Summit blueprint turns up on Web
    Federal tender lists security details for Alberta meeting of world leaders
    By GRAEME SMITH, Globe&Mail
    April 11, 2002

    Crucial security details about the Canadian locations where the world's most powerful leaders, U.S. President George W. Bush among them, will gather this summer have been publicly available for seven weeks on the Internet.

    In what experts are calling a serious breach of security, documents published by a federal agency in February included 32 detailed diagrams showing how buildings around Calgary and Kananaskis, Alta., will be used for the G8 summit on June 26 and 27.

    The drawings describe the hotel ballroom where Mr. Bush, Prime Minister Jean Chrétien, British Prime Minister Tony Blair and other leaders of the Group of Eight major industrialized nations will sit down together, and the shortest distance -- two feet, eight inches (81 centimetres) -- from their chairs to the nearest window.

    Other sensitive details on the Web site that informs companies about federal, provincial and municipal contracts include the exact positions of surveillance cameras, meeting rooms, security stations and lounges for VIPs and RCMP officers.

    "This is really rather stupid and naive," said Alan Bell, a security consultant and veteran of Britain's Special Air Service, who has guarded previous meetings of world leaders.

    The RCMP denies that the documents compromise summit security, but experts say the gaffe will embarrass Canada and force the RCMP to revise arrangements that are reported to have cost $100- million.

    "From a security standpoint, this should not be on the Internet," Mr. Bell said. "It poses a major threat."

    Buried at the bottom of a lengthy request for audio and visual equipment, the floor plans have attracted no public attention since they appeared on the Internet on Feb. 22.

    But six terrorism experts who examined the files said Canada has already exposed the summit to unacceptable risk by leaving them on-line, where they can be downloaded in a few minutes.

    The documents were still on the Web site last night.

    Public Works and Government Services Canada published the request for rental equipment on behalf of the Department of Foreign Affairs and International Trade.

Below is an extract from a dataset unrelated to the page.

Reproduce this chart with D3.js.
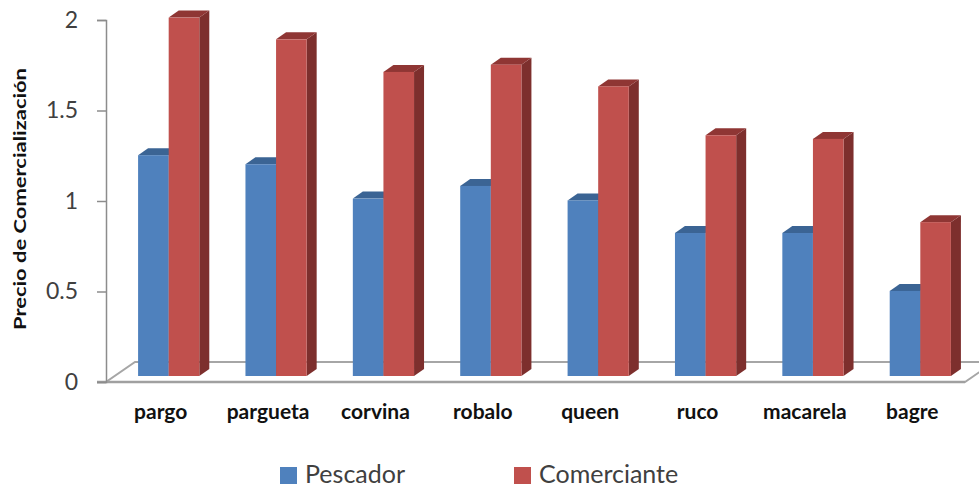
<!DOCTYPE html>
<html>
<head>
<meta charset="utf-8">
<script src="https://cdn.jsdelivr.net/npm/d3@7"></script>
<style>
  html, body { margin: 0; padding: 0; background: #fff; }
  svg { display: block; font-family: Lato, "Open Sans", sans-serif; }
</style>
</head>
<body>
<svg id="chart" width="979" height="488"></svg>
<script>
// data
const categories = ['pargo', 'pargueta', 'corvina', 'robalo', 'queen', 'ruco', 'macarela', 'bagre'];
const seriesNames = ['Pescador', 'Comerciante'];
const pescador = [1.22, 1.17, 0.98, 1.05, 0.97, 0.79, 0.79, 0.47];
const comerciante = [1.98, 1.86, 1.68, 1.72, 1.60, 1.33, 1.31, 0.85];
const yTicks = [0, 0.5, 1, 1.5, 2];

const colors = {
  Pescador:    { front: '#4f81bd', top: '#3b6494', side: '#2f5180' },
  Comerciante: { front: '#c0504d', top: '#8f3634', side: '#7d2f2d' }
};

const svg = d3.select('#chart');

// 3d offsets (depth of floor, depth of bars, bars sit a bit back from the front edge)
const floorDx = 29, floorDy = -20;
const barDx = 10, barDy = -7;
const barLift = 6;

const y = d3.scaleLinear().domain([0, 2]).range([382, 20]);
const x0 = d3.scaleBand().domain(categories).range([115, 974]).paddingInner(0.43).paddingOuter(0.215);
const x1 = d3.scaleBand().domain(seriesNames).range([0, x0.bandwidth()]);

// floor
const fx0 = 106, fx1 = 965, fy = y(0);
svg.append('polygon')
  .attr('points', [[fx0, fy], [fx1, fy], [fx1 + floorDx, fy + floorDy], [fx0 + floorDx, fy + floorDy]].join(' '))
  .attr('fill', '#fff')
  .attr('stroke', '#a6a6a6')
  .attr('stroke-width', 2);
svg.append('line')
  .attr('x1', 97).attr('x2', fx1).attr('y1', fy).attr('y2', fy)
  .attr('stroke', '#a0a0a0').attr('stroke-width', 2.5);

// value axis
const axisG = svg.append('g').attr('transform', `translate(${fx0},0)`)
  .call(d3.axisLeft(y).tickValues(yTicks).tickSize(9).tickPadding(19).tickFormat(d3.format('')));
axisG.select('.domain').attr('stroke', '#8c8c8c').attr('stroke-width', 1.5);
axisG.selectAll('.tick line').attr('stroke', '#8c8c8c').attr('stroke-width', 1.5);
axisG.selectAll('.tick text')
  .attr('fill', '#404040')
  .style('font-size', '23px')
  .style('font-family', 'Lato, sans-serif');

svg.append('text')
  .attr('transform', 'translate(26,199) rotate(-90)')
  .attr('text-anchor', 'middle')
  .attr('font-weight', 'bold')
  .attr('font-size', 17)
  .attr('textLength', 262)
  .attr('lengthAdjust', 'spacingAndGlyphs')
  .attr('fill', '#111')
  .text('Precio de Comercialización');

// bars
const rows = categories.map((c, i) => ({ cat: c, Pescador: pescador[i], Comerciante: comerciante[i] }));
const barsG = svg.append('g');
rows.forEach(r => {
  seriesNames.forEach(s => {
    const c = colors[s];
    const xl = x0(r.cat) + x1(s);
    const xr = xl + x1.bandwidth();
    const yt = y(r[s]) - barLift;
    const yb = y(0) - barLift;
    const g = barsG.append('g');
    // side
    g.append('polygon')
      .attr('points', [[xr, yb], [xr + barDx, yb + barDy], [xr + barDx, yt + barDy], [xr, yt]].join(' '))
      .attr('fill', c.side);
    // top
    g.append('polygon')
      .attr('points', [[xl, yt], [xr, yt], [xr + barDx, yt + barDy], [xl + barDx, yt + barDy]].join(' '))
      .attr('fill', c.top);
    // front
    g.append('rect')
      .attr('x', xl).attr('y', yt)
      .attr('width', xr - xl).attr('height', yb - yt)
      .attr('fill', c.front);
  });
});

// category labels
svg.append('g').selectAll('text')
  .data(categories)
  .join('text')
  .attr('x', d => x0(d) + x0.bandwidth() / 2 - 8)
  .attr('y', 419)
  .attr('text-anchor', 'middle')
  .attr('font-weight', 'bold')
  .attr('font-size', 21)
  .attr('fill', '#111')
  .text(d => d);

// legend
const legendX = { Pescador: 280, Comerciante: 514 };
const lg = svg.append('g');
seriesNames.forEach(s => {
  lg.append('rect')
    .attr('x', legendX[s]).attr('y', 467)
    .attr('width', 17).attr('height', 17)
    .attr('fill', colors[s].front);
  lg.append('text')
    .attr('x', legendX[s] + 25).attr('y', 483)
    .attr('font-size', 25)
    .attr('fill', '#404040')
    .text(s);
});
</script>
</body>
</html>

    The tender appears similar to the 1,700 such contracts available on the Web site daily. It's largely a prosaic list of technical specifications -- in this case, for microphones, headsets, cables, amplifiers, loudspeakers, video monitors and other equipment.

    But anyone who types in a valid credit card number, downloads the contract details and reads the attached appendices could find drawings that experts say would normally be highly classified.

    Some of the information available through the Web site, such as the layout of hotels and mountain lodges, is not sensitive and can be found through other sources.

    But other information on the site, such as the exact location of leaders' chairs and measurements showing how rooms will be arranged, should be available only to security teams for the visiting delegations, experts said.

    The experts also objected that the diagrams show the purpose of many rooms, from art storage to bilateral meetings. The main summit room, with a circular, 14-foot-diameter (4.3-metre) table in the middle, is described in enough detail for anyone to build the kind of scale model necessary to practise a commando raid.

    "The more I look at these [diagrams], the more uncomfortable I get," said Leslie Green, a retired professor from the University of Alberta and the U.S. Naval War College. "It frightens me."

    No government in recent memory has allowed this type of information about a summit to slip out, said John Thompson of Toronto's Mackenzie Institute, an independent non-profit organization concerned with issues related to political instability and organized violence.

    "This is a major, major mistake," Mr. Thompson said.

    Michael O'Shaughnessy, a spokesman for Canada's G8 summit management office, said it was necessary to publish some information as part of the contract tendering process.

    "Information about the layout of the facilities has always been publicly available," Mr. O'Shaughnessy said. "Information about the layout is necessary in order for companies to bid on the conference discussion systems contract."

    Some details about facilities were attached to a similar contract before last year's Summit of the Americas conference in Quebec City, Mr. O'Shaughnessy said.

    The Royal Canadian Mounted Police examined the tender documents yesterday and decided they didn't threaten the event's security, Corporal Patrick Webb said. Bid documents for such a project would typically be reviewed by the RCMP before being published anyway, Cpl. Webb added.

    "It's one thing to say, 'I know what chair you're sitting in,' but if you can't come within a long distance of it, it doesn't do you much good," Cpl. Webb said. "When you put it as part of a larger [security] package, it's a different world."

    The documents may also have limited strategic value if the security team changes its plans, Cpl. Webb said.

    "At this point in time, are those the final, exact positions [of elements inside the building]? No, those are not. They could change. Things could change right up until the time somebody sits."

    Although Cpl. Webb would not comment on how precautions might change, most experts assume that the RCMP would have to revise the plans now that they have become public knowledge. They also dismissed the RCMP's argument that terrorists and other miscreants won't be able to reach the building.

    "You can't close every point of access," Mr. Green said. "They [organizers] are looking for trouble."

    Canada's international reputation will suffer, said Laure Paquette, a political scientist at Lakehead University, although other countries will likely show their displeasure in private.